Parents often wish their children would share all about their school day, friends, and experiences, but find themselves frustrated at the lack of response. It’s even a quandary some women find themselves in when dealing with boyfriends or husbands in their lives! Why won’t he share more!?!? The ironic thing is, a lot of us are doing more now than ever to ruin the responses of the people we’re dying to hear from.
Why does it seem like it’s harder than ever before to engage in meaningful conversations, if we have more ways to communicate than we’ve ever known? The very tech we’ve embraced threatens to crush communication between parents and children, not to mention girls and guys, husbands and wives. People will share if we will listen.
When it comes to raising kids today, some parents can’t tear themselves away from their tech long enough to engage their children. When a South Korean couple became addicted to raising a virtual baby at an internet cafe in 2010, their real baby girl, born prematurely, starved to death. The parents couldn’t tear themselves away from an all night gaming session and returned to find their own child dead. The mom’s jail sentenced was suspended, because she was pregnant at the time.
Moms who care about things like going to the library, bedtime routines, and verbal skills find such neglect hard to imagine, but many of us accept low levels of neglect every day. Our children want and need our engagement, but it’s becoming harder for infants all the way through college aged kids to get or keep their parents’ focus.
Children today compete with the world of technology for the attention of their mothers.
Many moms pray and agonize over what the best way is to school their children and what the best choices are for their child’s activities and friendships. This time of year many moms hope and pray they made the right decision, but we have help from God to impress His truth on the hearts of our kids.
Deuteronomy 6:7 “You shall teach them diligently to your children, and shall talk of them when you sit in your house, and when you walk by the way, and when you lie down, and when you rise.”
Maybe even more important that “what kind of schooling” we provide for our kids is “what kind of attention” we give them when we have the chance. Are we making the most of our opportunities, or have we fallen into tech habits that dominate our precious attention?
But good moms don’t ignore babies, right? That’s what a Colorado mom thought when she put her 13 month old into the bath tub. After getting sucked into a Facebook session, she returned to find her baby had drowned. Many of us are leaving our kids to “drown” while we’re plugged in.

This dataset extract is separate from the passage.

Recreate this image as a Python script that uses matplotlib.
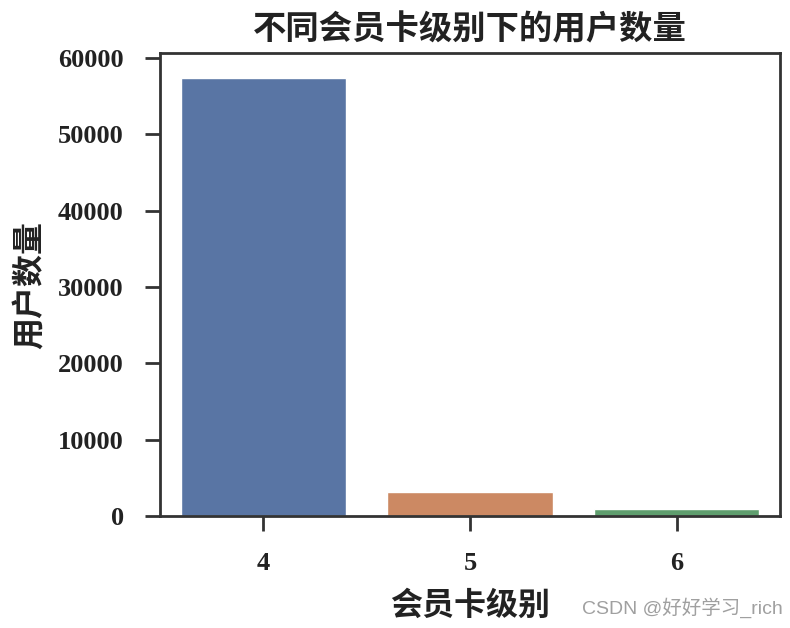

This isn’t to say that a child should be the center of a mom’s world or that moms can’t have contact outside the “mom world,” but our children need our attentiveness, and they will learn to share if we listen. We have to put the tech down and give kids our attention.
Tomorrow I’ll share 3 steps needed to get kids to share (And I think it works for boyfriends and husbands, too … ).
Mary@The Calm of His Presence says
Ouch Julie! This stepped on my toes! But in a good way :-). Thank you! I’ve been struggling with getting my son to talk about his day. Yesterday I felt like I was asking question after question with much more than a one word response. Praying I will find new ways to listen. ~ Mary
Julie says
Sometimes our boys can stretch us in this way … I’ve found that if I’m “doing” something with mine, he’s more likely to open up than when I play 20 questions. And when he starts to unfold … I’d better drop what I’m doing and give him my total attention! I’m really trying to study how my responses encourage him to keep sharing or discourage him from opening up. My boy is 15, and he’s at an age when I’m seeing the “little” boy transform into a young man with new doors to open. Keep trying, friend. He wants and needs you to know him.